June 17, 2009 at 11:41 am
Currence
Could someone explain (or point in the direction of/link to an explanation) what would happen under a hypothetical “domination by the coasts”? Also, what happens when urban politics dominate? (I assume that we needn’t only speculate; presumably there are historical or contemporary examples of coastal and/or urban domination throughout the world that might help.)
June 17, 2009 at 12:43 pm
Vance
Currence, I understood that as a conventional concern — suppose 55% of the population lives on the coasts, and majorities there favor some blue policy such as reproductive rights, while the 45% between the coasts does not. The fact that a majority of the dominant districts support a policy could carry it, even if there wasn’t a majority overall.
June 17, 2009 at 1:23 pm
jazzbumpa
Typical, patented, usual – shall we say, monotonically stereotypical?

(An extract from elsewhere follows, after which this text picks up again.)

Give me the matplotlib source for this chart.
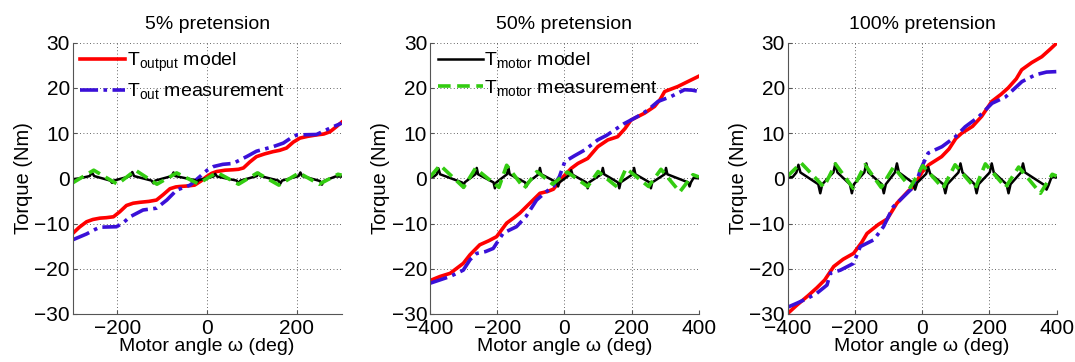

With my black-hatted love of cryptic one-stop shopping, I come for the evasive crypto-Marist lack of ideology, and stay for the cryptic ad-hom.
Hysterical historical pop liberal crypto-narrative free with any purchase.
Itz alll crypto-goood.
June 17, 2009 at 8:45 pm
TF Smith
So is “bimbo” a non-crypto-ad-hom-moralizing-historic-yet-always-classy-and-factual-narrative?
Must be a parody…
June 18, 2009 at 11:55 am
stevenattewell
Regarding Article V, couldn’t a hypothetical 28th amendment simply include a clause striking the last clause in Article V? I note, for purposes of historical irony, that the clause immediately before the ban on changing the Senate bars the abolition of the slave trade *by constitutional amendment* prior to 1808.
June 18, 2009 at 2:36 pm
eric
Well, I don’t know, but it certainly seems like the article is trying to sprinkle special amendment-proof fairy dust on the equal representation of states in the Senate.
June 18, 2009 at 9:36 pm
stevenattewell
That’s true, but I don’t know enough constitutional law to know whether how one actually goes about making something unamendable – after all, you can’t rule a constitutional amendment unconstitutional. I guess you could challenge it in court as creating a constitutional conflict, but I seem to recall that generally the most recent version of a law or constitution takes precedent. May be wrong though.
June 18, 2009 at 9:50 pm
andrew
The amendable object meets the unamending force.